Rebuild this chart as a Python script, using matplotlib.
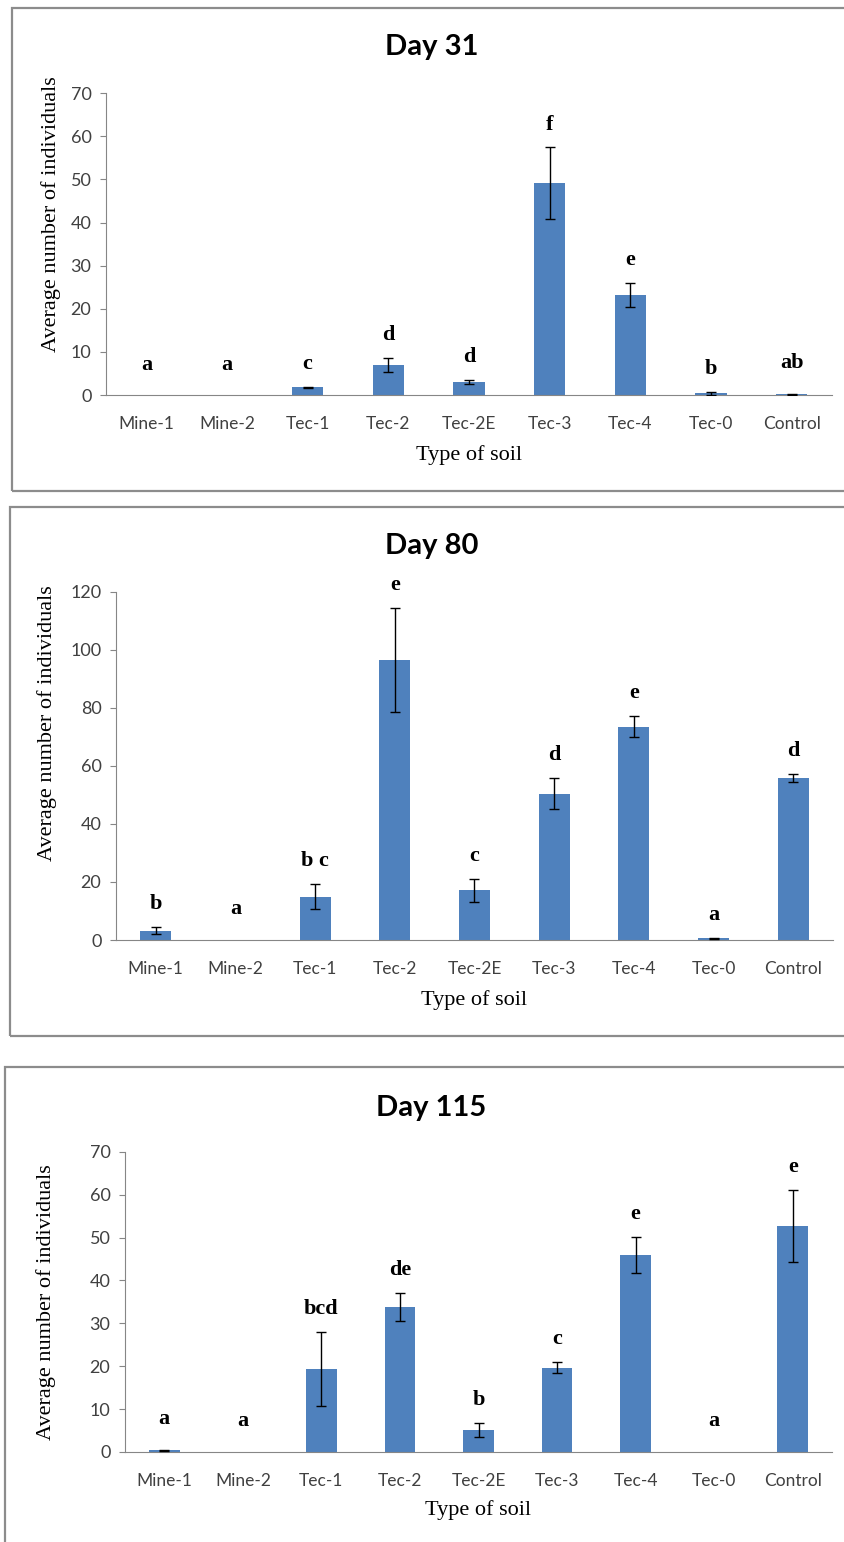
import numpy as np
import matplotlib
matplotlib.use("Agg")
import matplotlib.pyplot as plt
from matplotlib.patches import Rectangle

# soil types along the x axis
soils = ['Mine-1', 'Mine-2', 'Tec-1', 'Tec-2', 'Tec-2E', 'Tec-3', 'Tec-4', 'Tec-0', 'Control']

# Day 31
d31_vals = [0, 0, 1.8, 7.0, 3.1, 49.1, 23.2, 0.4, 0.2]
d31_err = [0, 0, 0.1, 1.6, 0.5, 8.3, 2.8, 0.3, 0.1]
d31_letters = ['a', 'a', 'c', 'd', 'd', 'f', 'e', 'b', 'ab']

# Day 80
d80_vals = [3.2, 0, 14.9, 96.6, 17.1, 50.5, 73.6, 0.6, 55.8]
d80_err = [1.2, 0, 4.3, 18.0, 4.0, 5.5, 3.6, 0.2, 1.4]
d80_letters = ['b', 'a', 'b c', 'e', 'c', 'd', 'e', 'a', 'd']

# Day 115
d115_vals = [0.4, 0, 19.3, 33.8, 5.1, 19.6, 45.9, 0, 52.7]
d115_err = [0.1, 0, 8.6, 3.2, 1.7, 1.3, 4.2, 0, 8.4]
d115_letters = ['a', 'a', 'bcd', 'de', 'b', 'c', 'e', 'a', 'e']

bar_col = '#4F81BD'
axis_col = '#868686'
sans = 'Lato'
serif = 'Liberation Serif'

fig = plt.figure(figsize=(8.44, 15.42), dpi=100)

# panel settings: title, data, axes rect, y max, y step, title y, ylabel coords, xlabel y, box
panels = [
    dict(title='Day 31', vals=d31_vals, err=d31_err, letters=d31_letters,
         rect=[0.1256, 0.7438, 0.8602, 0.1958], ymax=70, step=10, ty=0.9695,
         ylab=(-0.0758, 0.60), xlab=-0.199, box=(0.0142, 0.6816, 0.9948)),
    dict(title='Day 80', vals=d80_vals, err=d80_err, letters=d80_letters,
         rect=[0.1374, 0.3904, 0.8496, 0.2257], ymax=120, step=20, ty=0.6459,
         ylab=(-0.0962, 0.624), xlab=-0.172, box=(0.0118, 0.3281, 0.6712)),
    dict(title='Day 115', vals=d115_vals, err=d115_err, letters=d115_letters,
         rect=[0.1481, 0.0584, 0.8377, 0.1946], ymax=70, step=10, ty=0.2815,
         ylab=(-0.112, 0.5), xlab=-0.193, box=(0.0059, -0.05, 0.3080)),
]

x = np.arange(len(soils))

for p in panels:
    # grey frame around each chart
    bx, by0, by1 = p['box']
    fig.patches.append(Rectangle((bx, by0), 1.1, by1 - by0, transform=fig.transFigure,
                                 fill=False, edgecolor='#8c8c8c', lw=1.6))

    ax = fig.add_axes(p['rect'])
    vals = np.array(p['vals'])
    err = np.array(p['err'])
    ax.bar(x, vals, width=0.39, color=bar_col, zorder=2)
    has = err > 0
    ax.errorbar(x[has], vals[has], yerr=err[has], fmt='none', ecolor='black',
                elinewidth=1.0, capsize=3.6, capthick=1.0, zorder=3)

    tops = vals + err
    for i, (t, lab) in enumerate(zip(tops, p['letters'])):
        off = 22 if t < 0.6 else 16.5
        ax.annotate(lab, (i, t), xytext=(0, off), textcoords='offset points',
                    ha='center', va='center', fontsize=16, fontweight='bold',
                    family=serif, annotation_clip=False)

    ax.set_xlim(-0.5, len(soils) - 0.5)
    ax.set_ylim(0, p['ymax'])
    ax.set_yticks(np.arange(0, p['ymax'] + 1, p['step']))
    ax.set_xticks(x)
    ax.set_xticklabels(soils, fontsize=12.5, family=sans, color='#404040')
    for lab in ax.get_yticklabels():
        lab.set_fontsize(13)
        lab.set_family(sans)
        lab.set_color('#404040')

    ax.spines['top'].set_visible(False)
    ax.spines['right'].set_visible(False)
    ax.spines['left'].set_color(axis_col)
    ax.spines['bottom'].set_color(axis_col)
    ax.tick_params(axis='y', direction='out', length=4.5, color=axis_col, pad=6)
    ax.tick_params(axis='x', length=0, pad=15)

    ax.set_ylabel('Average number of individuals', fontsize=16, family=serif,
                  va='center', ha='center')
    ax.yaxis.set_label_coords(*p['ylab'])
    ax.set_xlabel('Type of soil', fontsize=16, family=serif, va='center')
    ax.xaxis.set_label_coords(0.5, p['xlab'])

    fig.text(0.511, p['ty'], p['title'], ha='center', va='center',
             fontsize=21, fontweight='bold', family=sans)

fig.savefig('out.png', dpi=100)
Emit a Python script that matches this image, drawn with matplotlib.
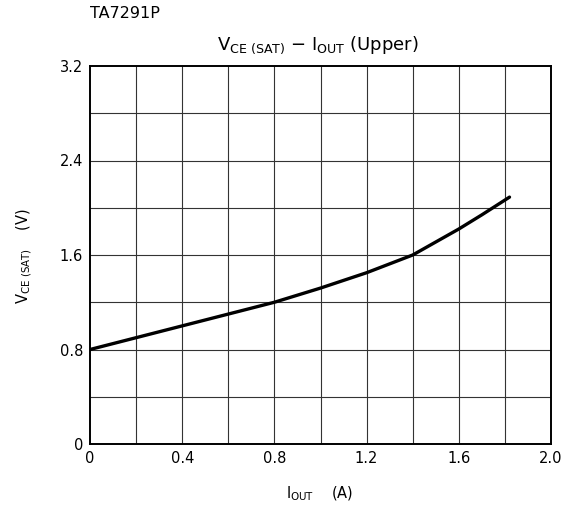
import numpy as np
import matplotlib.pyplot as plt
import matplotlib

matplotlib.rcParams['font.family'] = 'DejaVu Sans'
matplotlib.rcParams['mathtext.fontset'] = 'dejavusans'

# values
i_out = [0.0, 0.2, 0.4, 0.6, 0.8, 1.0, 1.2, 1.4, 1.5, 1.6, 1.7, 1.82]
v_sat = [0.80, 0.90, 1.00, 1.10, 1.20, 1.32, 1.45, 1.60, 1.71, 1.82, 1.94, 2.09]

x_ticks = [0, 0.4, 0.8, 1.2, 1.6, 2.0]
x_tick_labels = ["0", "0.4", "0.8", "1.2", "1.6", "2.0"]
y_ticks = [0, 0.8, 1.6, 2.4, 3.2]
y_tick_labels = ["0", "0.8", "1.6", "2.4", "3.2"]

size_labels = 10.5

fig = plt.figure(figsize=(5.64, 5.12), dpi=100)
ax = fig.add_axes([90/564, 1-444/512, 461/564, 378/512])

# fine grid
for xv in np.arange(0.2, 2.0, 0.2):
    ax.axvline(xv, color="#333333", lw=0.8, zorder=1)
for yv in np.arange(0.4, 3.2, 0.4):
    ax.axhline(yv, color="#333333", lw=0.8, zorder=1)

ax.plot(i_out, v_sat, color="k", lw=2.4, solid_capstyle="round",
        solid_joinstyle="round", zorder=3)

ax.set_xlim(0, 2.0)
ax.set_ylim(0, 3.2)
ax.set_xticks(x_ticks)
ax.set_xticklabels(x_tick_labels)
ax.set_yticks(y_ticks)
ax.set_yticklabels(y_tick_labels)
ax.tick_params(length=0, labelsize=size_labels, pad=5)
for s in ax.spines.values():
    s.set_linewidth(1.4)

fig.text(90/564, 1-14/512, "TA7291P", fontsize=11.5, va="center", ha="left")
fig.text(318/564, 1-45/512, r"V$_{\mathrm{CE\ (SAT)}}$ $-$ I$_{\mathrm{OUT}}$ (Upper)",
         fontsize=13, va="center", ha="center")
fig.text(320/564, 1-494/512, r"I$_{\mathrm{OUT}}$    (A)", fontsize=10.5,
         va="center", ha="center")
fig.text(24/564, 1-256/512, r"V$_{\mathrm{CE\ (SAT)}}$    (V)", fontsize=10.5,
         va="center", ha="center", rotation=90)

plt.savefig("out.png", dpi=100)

★ ★ ★ ★ ★

▶ Given exercise:
All lines from the one containing "Emit a Python" through the end of the entries, both ends included, should be written out exactly, with no pictures.

▶ Exercise result:
Emit a Python script that matches this image, drawn with matplotlib.
import numpy as np
import matplotlib.pyplot as plt
import matplotlib

matplotlib.rcParams['font.family'] = 'DejaVu Sans'
matplotlib.rcParams['mathtext.fontset'] = 'dejavusans'

# values
i_out = [0.0, 0.2, 0.4, 0.6, 0.8, 1.0, 1.2, 1.4, 1.5, 1.6, 1.7, 1.82]
v_sat = [0.80, 0.90, 1.00, 1.10, 1.20, 1.32, 1.45, 1.60, 1.71, 1.82, 1.94, 2.09]

x_ticks = [0, 0.4, 0.8, 1.2, 1.6, 2.0]
x_tick_labels = ["0", "0.4", "0.8", "1.2", "1.6", "2.0"]
y_ticks = [0, 0.8, 1.6, 2.4, 3.2]
y_tick_labels = ["0", "0.8", "1.6", "2.4", "3.2"]

size_labels = 10.5

fig = plt.figure(figsize=(5.64, 5.12), dpi=100)
ax = fig.add_axes([90/564, 1-444/512, 461/564, 378/512])

# fine grid
for xv in np.arange(0.2, 2.0, 0.2):
    ax.axvline(xv, color="#333333", lw=0.8, zorder=1)
for yv in np.arange(0.4, 3.2, 0.4):
    ax.axhline(yv, color="#333333", lw=0.8, zorder=1)

ax.plot(i_out, v_sat, color="k", lw=2.4, solid_capstyle="round",
        solid_joinstyle="round", zorder=3)

ax.set_xlim(0, 2.0)
ax.set_ylim(0, 3.2)
ax.set_xticks(x_ticks)
ax.set_xticklabels(x_tick_labels)
ax.set_yticks(y_ticks)
ax.set_yticklabels(y_tick_labels)
ax.tick_params(length=0, labelsize=size_labels, pad=5)
for s in ax.spines.values():
    s.set_linewidth(1.4)

fig.text(90/564, 1-14/512, "TA7291P", fontsize=11.5, va="center", ha="left")
fig.text(318/564, 1-45/512, r"V$_{\mathrm{CE\ (SAT)}}$ $-$ I$_{\mathrm{OUT}}$ (Upper)",
         fontsize=13, va="center", ha="center")
fig.text(320/564, 1-494/512, r"I$_{\mathrm{OUT}}$    (A)", fontsize=10.5,
         va="center", ha="center")
fig.text(24/564, 1-256/512, r"V$_{\mathrm{CE\ (SAT)}}$    (V)", fontsize=10.5,
         va="center", ha="center", rotation=90)

plt.savefig("out.png", dpi=100)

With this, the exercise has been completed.